AIM: Check each line below for "this" and report how many have it, nothing else.

DATA SECTION:
**********
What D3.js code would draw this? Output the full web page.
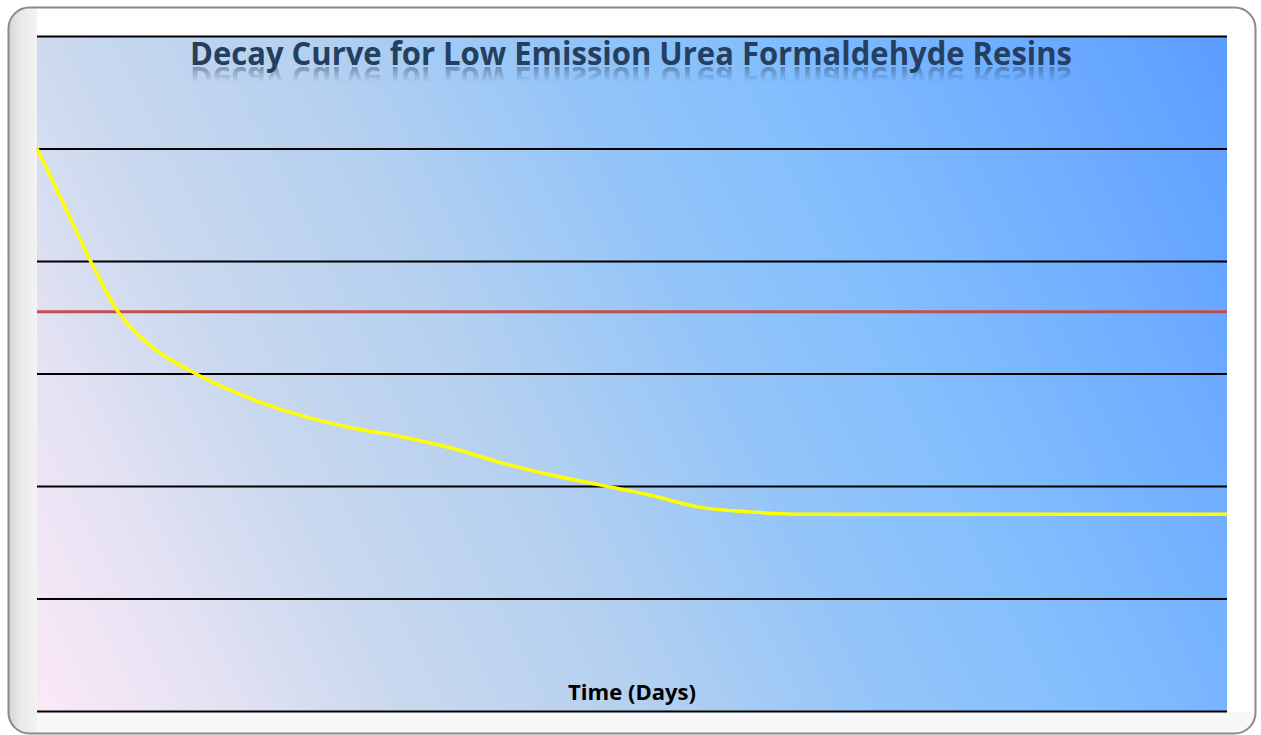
<!DOCTYPE html>
<html>
<head>
<meta charset="utf-8">
<script src="https://cdn.jsdelivr.net/npm/d3@7"></script>
<style>
html,body{margin:0;padding:0;background:#fff;overflow:hidden;}
svg{display:block;}
</style>
</head>
<body>
<svg id="chart" width="1261" height="735" xmlns:xlink="http://www.w3.org/1999/xlink"></svg>
<script>
// ---- data ----
const title = "Decay Curve for Low Emission Urea Formaldehyde Resins";
const xLabel = "Time (Days)";
const days = [0, 2.4, 4.5, 6.8, 9.5, 13.3, 17.9, 22.1, 26.3, 30.5, 34.7, 38.9, 43.1, 47.3, 51.5, 55.7, 59.9, 64.1, 72.5, 80.9, 100];
const emission = [5.0, 4.47, 4.0, 3.55, 3.25, 3.0, 2.78, 2.63, 2.52, 2.44, 2.34, 2.21, 2.10, 2.01, 1.92, 1.81, 1.77, 1.75, 1.75, 1.75, 1.75];
const limitValue = 3.55;
const yTicks = [0, 1, 2, 3, 4, 5, 6];
const xDomain = [0, 100];
const yDomain = [0, 6];

const svg = d3.select("#chart");
const plot = {left: 37, right: 1227, top: 36, bottom: 711};

const defs = svg.append("defs");
const bg = defs.append("linearGradient").attr("id", "bgGrad")
  .attr("gradientUnits", "userSpaceOnUse")
  .attr("x1", 37).attr("y1", 711).attr("x2", 1258).attr("y2", 100);
bg.append("stop").attr("offset", "0%").attr("stop-color", "#fbe8f7");
bg.append("stop").attr("offset", "12%").attr("stop-color", "#e4e2f3");
bg.append("stop").attr("offset", "24%").attr("stop-color", "#c9d8ee");
bg.append("stop").attr("offset", "40%").attr("stop-color", "#b4d0f0");
bg.append("stop").attr("offset", "55%").attr("stop-color", "#95c5f8");
bg.append("stop").attr("offset", "68%").attr("stop-color", "#84bffd");
bg.append("stop").attr("offset", "85%").attr("stop-color", "#70aeff");
bg.append("stop").attr("offset", "100%").attr("stop-color", "#5c9cff");

const side = defs.append("linearGradient").attr("id", "sideGrad")
  .attr("x1", 0).attr("y1", 0).attr("x2", 1).attr("y2", 0);
side.append("stop").attr("offset", "0%").attr("stop-color", "#d6d6d6");
side.append("stop").attr("offset", "40%").attr("stop-color", "#e9e9e9");
side.append("stop").attr("offset", "100%").attr("stop-color", "#f3f3f3");

const refl = defs.append("linearGradient").attr("id", "reflGrad")
  .attr("x1", 0).attr("y1", 0).attr("x2", 0).attr("y2", 1);
refl.append("stop").attr("offset", "0%").attr("stop-color", "#fff").attr("stop-opacity", 0.5);
refl.append("stop").attr("offset", "100%").attr("stop-color", "#fff").attr("stop-opacity", 0);
const mask = defs.append("mask").attr("id", "reflMask")
  .attr("maskUnits", "userSpaceOnUse").attr("x", 0).attr("y", 0).attr("width", 1261).attr("height", 735)
  .attr("maskContentUnits", "userSpaceOnUse");
mask.append("rect").attr("x", 0).attr("y", 64).attr("width", 1261).attr("height", 18).attr("fill", "url(#reflGrad)");

const clip = defs.append("clipPath").attr("id", "frameClip");
clip.append("rect").attr("x", 9).attr("y", 8).attr("width", 1246).attr("height", 725).attr("rx", 20);

// frame
svg.append("rect").attr("x", 8.5).attr("y", 7.5).attr("width", 1247).attr("height", 726)
  .attr("rx", 21).attr("fill", "#fff");
const inner = svg.append("g").attr("clip-path", "url(#frameClip)");
inner.append("rect").attr("x", 9).attr("y", 8).attr("width", 28).attr("height", 726).attr("fill", "url(#sideGrad)");
inner.append("rect").attr("x", 9).attr("y", 712).attr("width", 1246).attr("height", 24).attr("fill", "#f7f7f7");
inner.append("rect").attr("x", 9).attr("y", 712).attr("width", 28).attr("height", 24).attr("fill", "url(#sideGrad)");
svg.append("rect").attr("x", 8.5).attr("y", 7.5).attr("width", 1247).attr("height", 726)
  .attr("rx", 21).attr("fill", "none").attr("stroke", "#8a8a8a").attr("stroke-width", 2);

// scales
const x = d3.scaleLinear().domain(xDomain).range([plot.left, plot.right]);
const y = d3.scaleLinear().domain(yDomain).range([plot.bottom, plot.top]);

// plot background
svg.append("rect").attr("x", plot.left).attr("y", plot.top)
  .attr("width", plot.right - plot.left).attr("height", plot.bottom - plot.top)
  .attr("fill", "url(#bgGrad)");

// gridlines via axis
const grid = svg.append("g").attr("transform", `translate(${plot.left},0)`)
  .call(d3.axisLeft(y).tickValues(yTicks).tickSize(-(plot.right - plot.left)).tickFormat(""));
grid.select(".domain").remove();
grid.selectAll(".tick line").attr("stroke", "#000").attr("stroke-width", 2);

// title + mirrored reflection (a <use> clone of the same text)
svg.append("text").attr("id", "titleText")
  .attr("x", 631).attr("y", 65)
  .attr("text-anchor", "middle")
  .attr("font-family", "'Open Sans', sans-serif").attr("font-weight", 700)
  .attr("font-size", 32).attr("fill", "#243f60")
  .attr("textLength", 882).attr("lengthAdjust", "spacingAndGlyphs")
  .text(title);
svg.append("g").attr("mask", "url(#reflMask)")
  .append("use").attr("href", "#titleText").attr("xlink:href", "#titleText")
  .attr("transform", "translate(0,132) scale(1,-1)");

// x label
svg.append("text").attr("x", 632).attr("y", 700).attr("text-anchor", "middle")
  .attr("font-family", "'Open Sans', sans-serif").attr("font-weight", 700)
  .attr("font-size", 21).attr("fill", "#000")
  .attr("textLength", 128).attr("lengthAdjust", "spacingAndGlyphs")
  .text(xLabel);

// limit line
svg.append("line").attr("x1", x(xDomain[0])).attr("x2", x(xDomain[1]))
  .attr("y1", y(limitValue)).attr("y2", y(limitValue))
  .attr("stroke", "#c0504d").attr("stroke-width", 3);

// decay curve
const pts = days.map((d, i) => [d, emission[i]]);
const line = d3.line().x(d => x(d[0])).y(d => y(d[1])).curve(d3.curveMonotoneX);
svg.append("path").datum(pts).attr("d", line)
  .attr("fill", "none").attr("stroke", "#ffff00").attr("stroke-width", 3.5);
</script>
</body>
</html>
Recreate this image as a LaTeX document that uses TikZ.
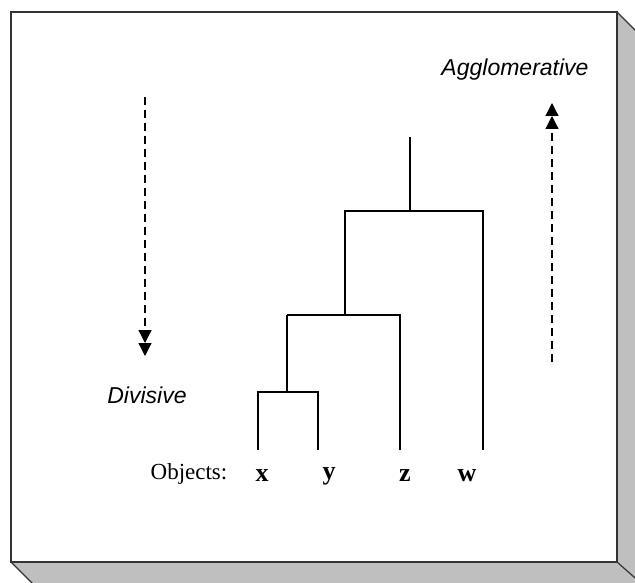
\documentclass[tikz,border=0pt]{standalone}
\usepackage{fontspec}
\setmainfont{Liberation Serif}
\newfontfamily\arialish{Liberation Sans}
\usetikzlibrary{arrows.meta}
\begin{document}
\begin{tikzpicture}[x=1pt,y=-1pt,
  bevel/.style={fill=black!25,draw=black!80,line width=1.2pt,line join=round},
  face/.style={fill=white,draw=black!80,line width=1.6pt},
  tree/.style={line width=1.3pt,black},
  flow/.style={line width=1.2pt,dash pattern=on 8pt off 5pt,
    -{Triangle[width=13pt,length=13pt]Triangle[width=13pt,length=13pt]}},
  direction/.style={font=\arialish\itshape\fontsize{23}{27}\selectfont},
  obj/.style={font=\fontsize{26}{30}\selectfont\bfseries}]
\useasboundingbox (0,0) rectangle (635,583);
\clip (0,0) rectangle (635,583);
% raised box: bevels behind, front face on top
\path[bevel] (617,12) -- (640,35) -- (640,600) -- (617,562) -- cycle;
\path[bevel] (11,562) -- (34,585) -- (34,600) -- (660,600) -- (617,562) -- cycle;
\path[face] (11,12) rectangle (617,562);
% direction labels and arrows
\node[direction] (agg) at (515,70) {Agglomerative};
\node[direction] (div) at (147,395) {Divisive};
\coordinate (dtop) at (145,97);
\coordinate (dbot) at (145,356);
\coordinate (abot) at (552,362);
\coordinate (atop) at (552,103);
\draw[flow] (dtop) -- (dbot);
\draw[flow] (abot) -- (atop);
% leaves
\node[font=\fontsize{23}{27}\selectfont] (objects) at (189,474) {Objects:};
\node[obj] (x) at (262,476) {x};
\node[obj] (y) at (329,476) {y};
\node[obj] (z) at (405,476) {z};
\node[obj] (w) at (467,476) {w};
\coordinate (lx) at (258,450);
\coordinate (ly) at (318,450);
\coordinate (lz) at (400,450);
\coordinate (lw) at (483,450);
% merge heights
\coordinate (mxy) at (287,392);
\coordinate (mxyz) at (345,315);
\coordinate (mall) at (410,211);
\coordinate (root) at (410,137);
\draw[tree] (lx) |- (mxy) -| (ly);
\draw[tree] (mxy) -- (287,315);
\draw[tree] (287,315) -| (lz);
\draw[tree] (mxyz) -- (345,211) -| (lw);
\draw[tree] (mall) -- (root);
\end{tikzpicture}
\end{document}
**********
EXPECTED OUTPUT: 2